→ **Available data**:
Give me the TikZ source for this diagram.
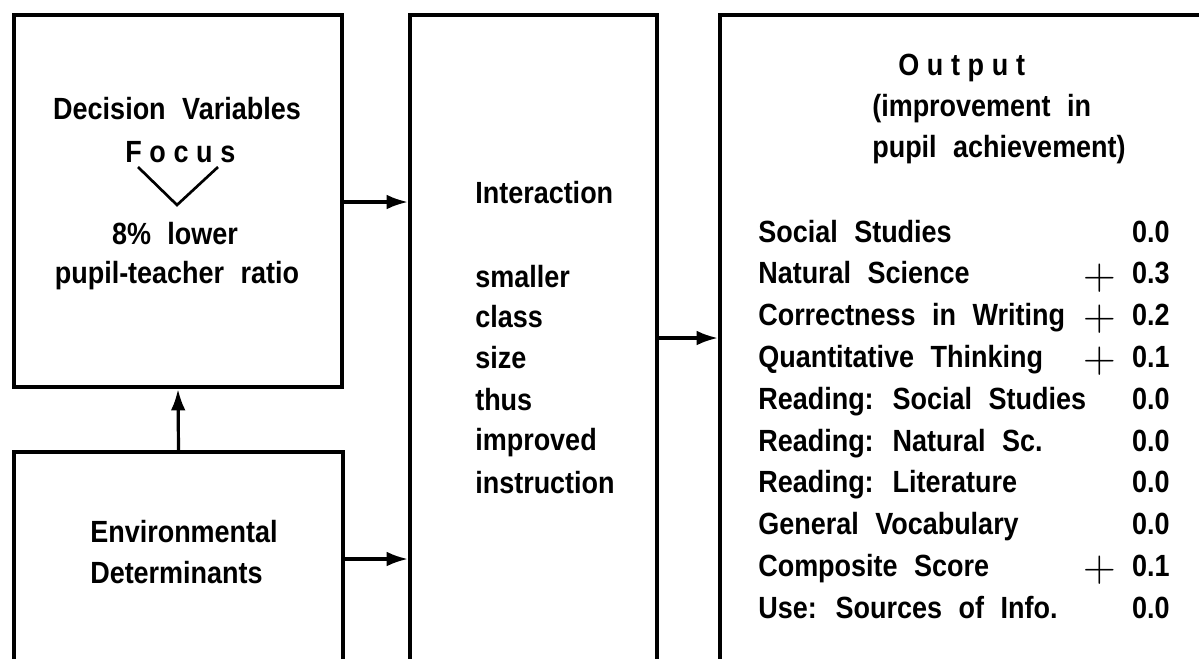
\documentclass[tikz,border=0pt]{standalone}
\usepackage{fontspec}
\setmainfont{Liberation Sans}[FakeStretch=0.88, WordSpace=2.2]
\newfontfamily\plusfont{Latin Modern Roman}
\usetikzlibrary{fit,arrows.meta}

\tikzset{
  box/.style={draw, line width=3pt, inner sep=0pt},
  arr/.style={line width=2.4pt, -{Latex[length=16pt,width=11pt]}},
  txt/.style={inner sep=0pt, font=\fontsize{23}{31}\selectfont\bfseries},
  spaced/.style={txt, font=\fontsize{23}{31}\selectfont\bfseries\addfontfeature{LetterSpace=25}},
  sign/.style={inner sep=0pt, font=\fontsize{34}{34}\selectfont\plusfont},
}

\begin{document}
\begin{tikzpicture}[x=0.75pt, y=-0.75pt]
  \useasboundingbox (0,0) rectangle (1199,658);
  \clip (0,0) rectangle (1199,658);

  % the four blocks (the lower three run off the bottom edge)
  \node[box, fit={(14,15) (342,387)}] (dec) {};
  \node[box, fit={(14,452) (343,700)}] (env) {};
  \node[box, fit={(410,15) (657,700)}] (inter) {};
  \node[box, fit={(720,15) (1240,700)}] (out) {};

  % connectors
  \coordinate (ya) at (0,202);
  \coordinate (yb) at (0,559);
  \coordinate (yc) at (0,338);
  \draw[arr] (dec.east |- ya) -- (inter.west |- ya);
  \draw[arr] (env.east |- yb) -- (inter.west |- yb);
  \draw[arr] (inter.east |- yc) -- (out.west |- yc);
  \draw[arr] (env.north) -- (dec.south);

  % decision variables
  \node[txt, anchor=base] (dv) at (177,119) {Decision Variables};
  \node[spaced, anchor=base west] (focus) at (125,162) {Focus};
  \coordinate (vl) at (138,167);
  \coordinate (vm) at (177,205);
  \coordinate (vr) at (218,167);
  \draw[line width=2pt] (vl) -- (vm) -- (vr);
  \node[txt, anchor=base] (lower) at (175,244) {8\% lower};
  \node[txt, anchor=base] (ratio) at (177,283) {pupil-teacher ratio};

  % environmental determinants
  \node[txt, anchor=base west] (env1) at (90,542) {Environmental};
  \node[txt, anchor=base west] (env2) at (90,583) {Determinants};

  % interaction
  \node[txt, anchor=base west] (i0) at (475,203) {Interaction};
  \node[txt, anchor=base west] (i1) at (475,287) {smaller};
  \node[txt, anchor=base west] (i2) at (475,327) {class};
  \node[txt, anchor=base west] (i3) at (475,368) {size};
  \node[txt, anchor=base west] (i4) at (475,410) {thus};
  \node[txt, anchor=base west] (i5) at (475,450) {improved};
  \node[txt, anchor=base west] (i6) at (475,493) {instruction};

  % output heading
  \node[spaced, anchor=base west] (o0) at (898,75) {Output};
  \node[txt, anchor=base west] (o1) at (872,116) {(improvement in};
  \node[txt, anchor=base west] (o2) at (872,157) {pupil achievement)};

  % output scores
  \foreach \lab/\val/\pl [count=\k from 0] in {
      Social Studies/0.0/0,
      Natural Science/0.3/1,
      Correctness in Writing/0.2/1,
      Quantitative Thinking/0.1/1,
      Reading: Social Studies/0.0/0,
      Reading: Natural Sc./0.0/0,
      Reading: Literature/0.0/0,
      General Vocabulary/0.0/0,
      Composite Score/0.1/1,
      Use: Sources of Info./0.0/0} {
    \pgfmathsetmacro{\yb}{242+41.8*\k}
    \node[txt, anchor=base west] (lab\k) at (758,\yb) {\lab};
    \node[txt, anchor=base east] (val\k) at (1170,\yb) {\val};
    \ifnum\pl=1
      \node[sign] (pl\k) at (1100,\yb-6) {+};
    \fi
  }
\end{tikzpicture}
\end{document}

→ **To be done**: Please reproduce the listing exactly from its opening line through the line that contains "(env.north) -- (dec.south);", both included, with all pictures omitted.

→ **Output for this exercise**:
Give me the TikZ source for this diagram.
\documentclass[tikz,border=0pt]{standalone}
\usepackage{fontspec}
\setmainfont{Liberation Sans}[FakeStretch=0.88, WordSpace=2.2]
\newfontfamily\plusfont{Latin Modern Roman}
\usetikzlibrary{fit,arrows.meta}

\tikzset{
  box/.style={draw, line width=3pt, inner sep=0pt},
  arr/.style={line width=2.4pt, -{Latex[length=16pt,width=11pt]}},
  txt/.style={inner sep=0pt, font=\fontsize{23}{31}\selectfont\bfseries},
  spaced/.style={txt, font=\fontsize{23}{31}\selectfont\bfseries\addfontfeature{LetterSpace=25}},
  sign/.style={inner sep=0pt, font=\fontsize{34}{34}\selectfont\plusfont},
}

\begin{document}
\begin{tikzpicture}[x=0.75pt, y=-0.75pt]
  \useasboundingbox (0,0) rectangle (1199,658);
  \clip (0,0) rectangle (1199,658);

  % the four blocks (the lower three run off the bottom edge)
  \node[box, fit={(14,15) (342,387)}] (dec) {};
  \node[box, fit={(14,452) (343,700)}] (env) {};
  \node[box, fit={(410,15) (657,700)}] (inter) {};
  \node[box, fit={(720,15) (1240,700)}] (out) {};

  % connectors
  \coordinate (ya) at (0,202);
  \coordinate (yb) at (0,559);
  \coordinate (yc) at (0,338);
  \draw[arr] (dec.east |- ya) -- (inter.west |- ya);
  \draw[arr] (env.east |- yb) -- (inter.west |- yb);
  \draw[arr] (inter.east |- yc) -- (out.west |- yc);
  \draw[arr] (env.north) -- (dec.south);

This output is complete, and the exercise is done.